Here is his assessment of the current state of affairs: "The Palestinians are badly divided among themselves and not in a good position to make a deal with Israel and then stick to it." That sounds reasonable, even if he never once mentions Hamas by name or the nature of the PA-Hamas conflict. But then there's the very next sentence: "That problem is fixable with time and help from Israel and the United States." Once again, the onus is on Israel, not the Palestinians, to sort out an internecine Palestinian dispute that has endured for years.

And speaking of Hamas, notably absent from Mearsheimer's speech is a single mention of Israel's security environment. In his world, there are no Hamas tunnels, rockets, and mortars; no Hezbollah arsenal; no Iranian nuclear program; no Syrian arms transfers; no al-Aqsa Martyrs' Brigades; and no Palestinian incitement against Israel, Zionism, or Jews.

No, those things presumably don't exist in Mearsheimer's mind. Perhaps they are just figments of the Israeli imagination, or are inflated by Israel to divert attention from its "refusal" to countenance a peace deal, or have no relevance to the Arab-Israeli conflict.

So how does Israel get away with it? Again, for Mearsheimer, the answer is clear-cut. Diabolical forces at play in the United States protect Israel. Who might they be? Christian Zionists, he claims, coupled with a group he maliciously dubs the "new Afrikaners" - Jews in the U.S. who have "blind loyalty" to Israel, "will back Israel no matter what it does," and who will "convince themselves and others that Israel is not an apartheid state."

Well, I may have missed out on President Nixon's enemies' list, but I made Mearsheimer's, and I consider it a badge of honor, irrespective of what slur he uses. And since he lumps together everyone who dares to stand up for Israel's right to exist and defend itself, including many who actively support a two-state deal, the company is quite illustrious.

It includes, for example, Lester Crown and Mort Zuckerman. In 2005, they helped raise funds to purchase greenhouses in Gaza and, in the wake of Israel's unilateral withdrawal, present them as a goodwill gift to local Gazans. The gesture was meant to protect 3,500 jobs and boost the economy. Instead, the greenhouses quickly became targets of Palestinian violence and looting.

It's even more illuminating to see who made Mearsheimer's list of "righteous Jews" in his outrageous "selection" process.

In 2007, Mearsheimer and co-author Stephen Walt claimed to be "'pro-Israel,' in the sense that we support its right to exist, admire its many achievements, want its citizens to enjoy secure and prosperous lives, and believe that the United States should come to Israel's aid if its survival is in danger."

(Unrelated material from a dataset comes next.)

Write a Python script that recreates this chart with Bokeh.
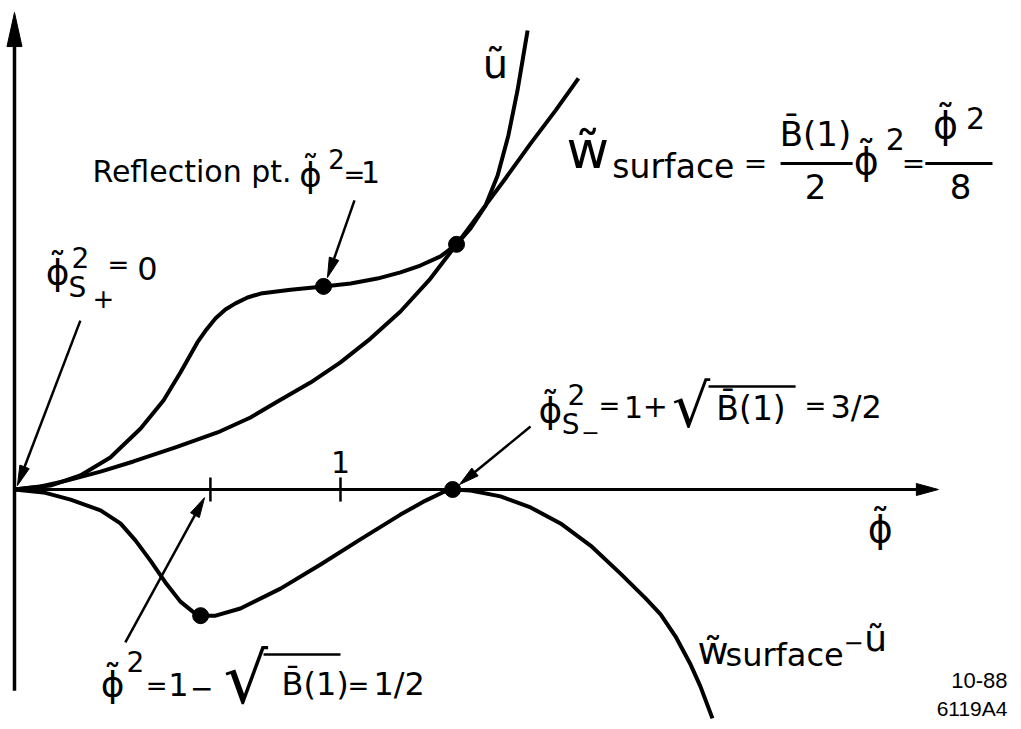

Perplexing, then, that the Jews who made Mearsheimer's cut - and merit his applause - include:

Noam Chomsky, who said of Israel's creation, "I think that a socialist binationalist position was correct then [in 1947], and remains so today." Chomsky has also said that Hezbollah, a group that calls for Israel's destruction and doesn't much love Jews, either, has a "reasoned" and "persuasive" case for keeping its arsenal of missiles.

Richard Falk, who wrote of the Second Intifada, "Suicide bombers appeared as the only means still available by which to inflict sufficient harm on Israel so that the struggle could go on."

Tony Judt, who asserted, "Israel, in short, is an anachronism."

Sara Roy, whose review of a new book about Hamas was rejected by The Fletcher Forum of World Affairs because, according to the editor-in-chief, "all reviewers found the piece one-sided" in favor of Hamas.

Philip Weiss, who proclaims that "My feelings are not neutral about Zionism; I don't like it."

And the list goes on.

If John Mearsheimer actually cares a whit about Israel, why does he admire so many people who want it to disappear?

Mearsheimer has long ago lost any semblance of academic stature on the Middle East - if he ever had it. Instead, he has turned himself into a maniacally obsessed cheerleader for the most rabid anti-Israel voices.

Fortunately, his impact on the real Middle East is nil.

But tragically, his impact on impressionable students passing through his university classroom is daily.